Daniel Kokotajlo 15 Apr 2026 21:18 UTC
16 points
2
in reply to: orthonormal’s comment on: orthonormal’s Shortform
I get genetic fitness, but why living history? Seems a priori that the selective pressure on cognition from LLM training is similar to the selective pressure on cognition from lifetime learning. Yes, Claude’s memories of the soul doc were editable and probably edited by training; but isn’t the same true of my memories?

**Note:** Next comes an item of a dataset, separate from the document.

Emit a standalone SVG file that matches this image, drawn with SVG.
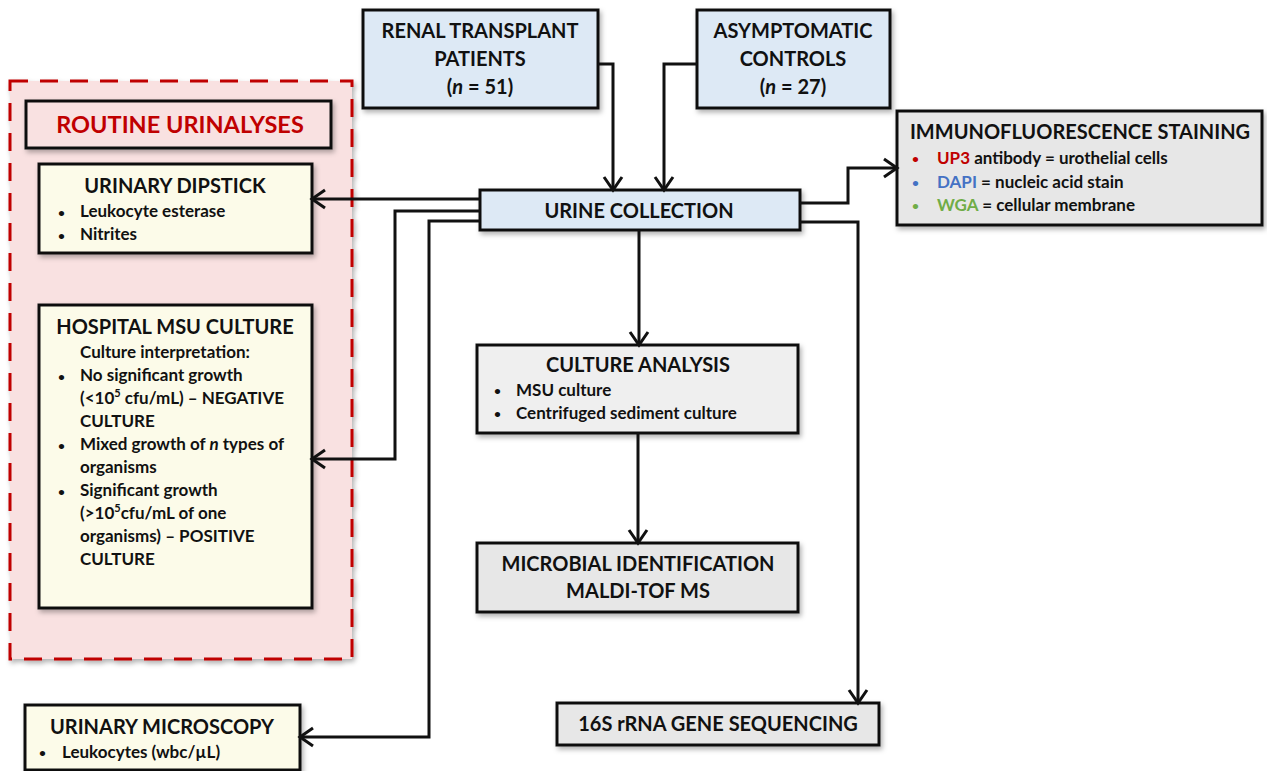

Daniel Kokotajlo 13 Apr 2026 16:35 UTC
4 points
0
in reply to: fluxxrider’s comment on: We need Git for AI Timelines
We could probably implement (2) unilaterally, just by, well, doing updates to our existing website whenever we feel like it instead of quarterly. Do you think that’s an improvement? I’ll consider it at least. Honestly a consideration for me is reducing friction/effort, so I’m wary of committing to something that might prove to be a pain.

Daniel Kokotajlo 13 Apr 2026 12:53 UTC
6 points
0
on: We need Git for AI Timelines
It seems that your proposal is different from what we at AIFP already do in two ways:
(1) Lots of forecasters, not just AIFP, would maintain their distributions on the same platform. That would be convenient for viewers wanting to compare forecasts.

(2) The setup would encourage more frequent minor updates (e.g. me adjusting a parameter down slightly because I’m impressed by a model) whereas right now we are bundling our updates together into quarterly updates.

Is this right or am I missing something?

Daniel Kokotajlo 10 Apr 2026 13:14 UTC
22 points
24
on: Have we already lost? Part 2: Reasons for Doom
the AI Safety community does not really have an independent existence outside of Anthropic.
This feels like an exaggeration. There are loads of AI safety orgs that aren’t Anthropic. If what you are saying is that too much of the AI safety ecosystem is too friendly to Anthropic, just say that instead.